Daily oil production in the year 2000 was just 100,000 barrels a day and now exceeds 700,000. And the production continues to grow at an increasing rate. October’s production was 53% higher than a year ago, with similar gains, year-over-year, of 57% in August and September. It has only taken 17 months for oil production to double.
It’s mostly due to the Bakken formation which produced 7% of the state’s oil production just five years ago but now produces more than 90%.
It’s because private capital is pouring into the state, funding the development of (ready?) five new oil wells every day, each of which adds about $8 million to North Dakota’s economy, every day.
The economic impact is predictable. Says Perry;
As a result of the state’s oil boom, North Dakota continues to lead the nation with the lowest state unemployment rate at 3.1% in October, and almost five percentage points below the national average of 7.9% for that month. There were ten North Dakota counties with jobless rates below 2.0% in October, and Williams County, which is at the center of the Bakken oil boom, continues to boast the lowest county jobless rate in the country at just 0.7%.

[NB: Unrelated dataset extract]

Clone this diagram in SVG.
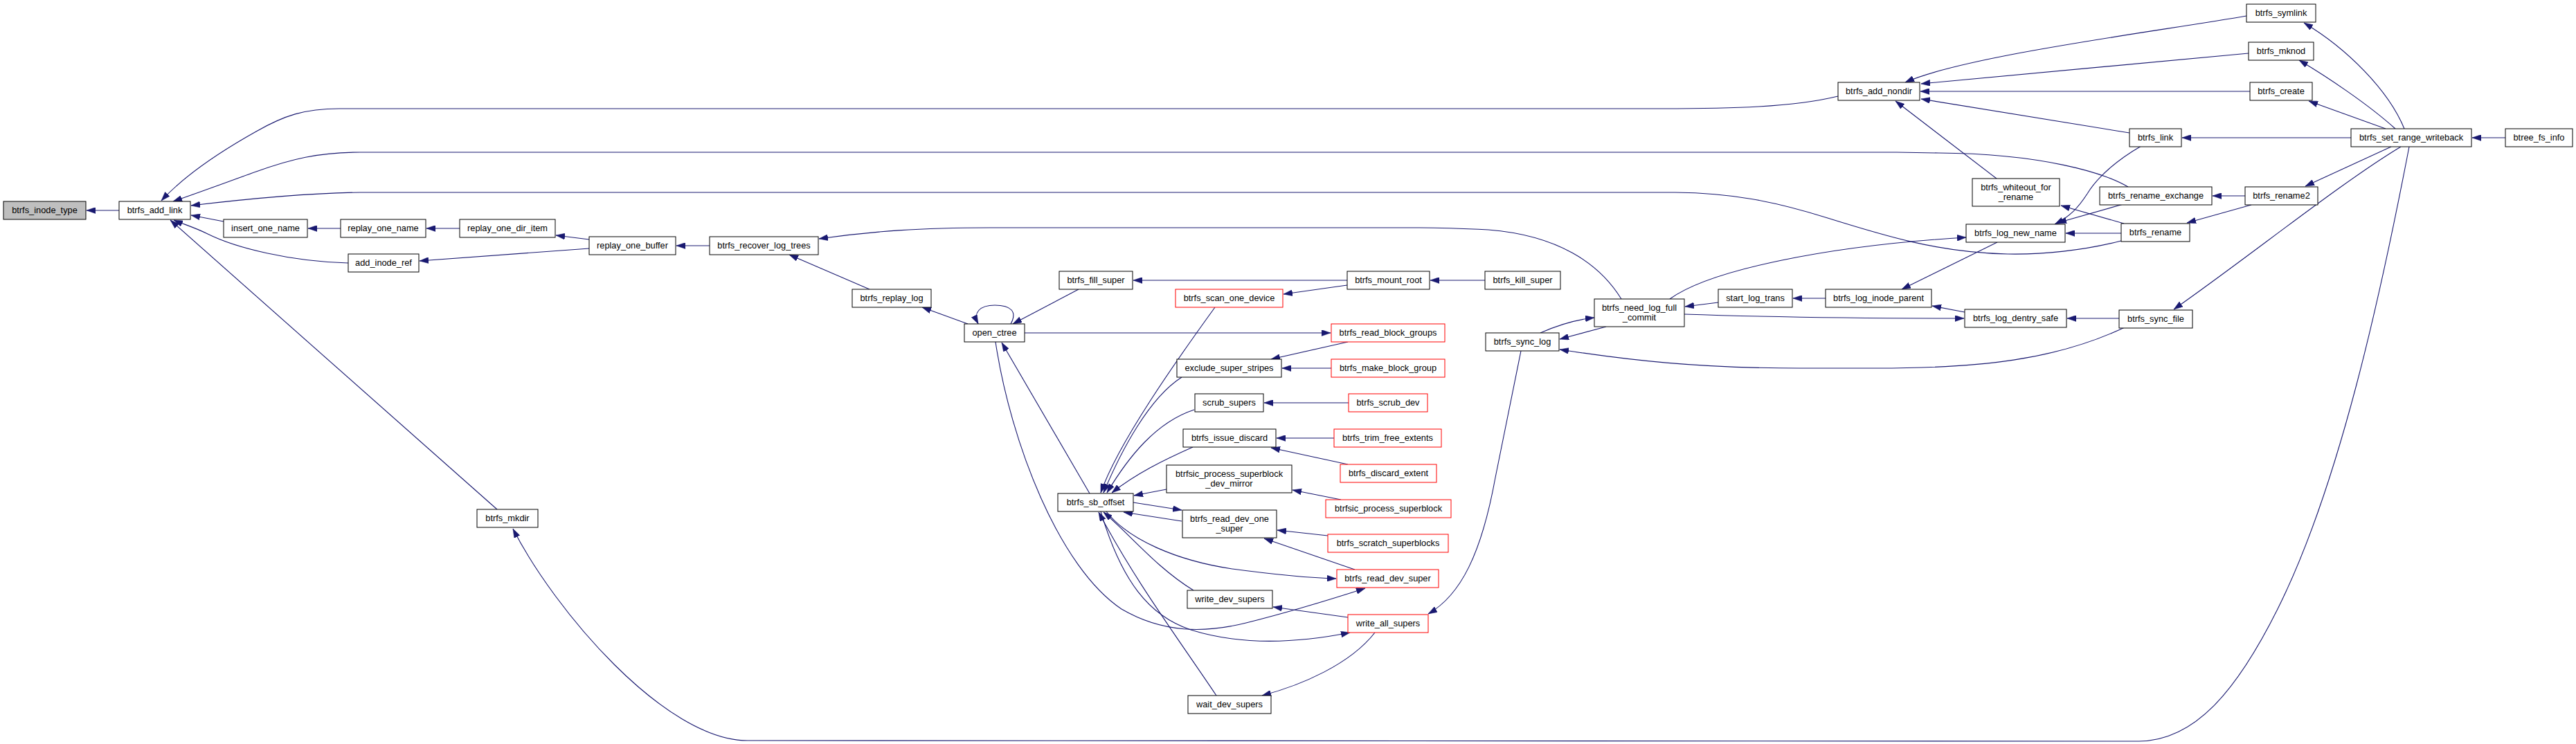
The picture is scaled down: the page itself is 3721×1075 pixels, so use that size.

The exponential growth in North Dakota oil production has fueled exponential growth in the state’s oil and gas jobs, which have more than tripled over the last three years. Overall employment throughout the entire state has increased 5.3% over the last twelve months, or almost four times the tepid 1.4% pace of job growth nationally during that period.
North Dakota is running a $1.billion surplus, has the lowest home foreclosure rate in the country, and is part of the reason for the optimism that the US could become energy self-sufficient within the next ten years. As Perry exclaims: “Carpe Oleum!” [seize the oil!]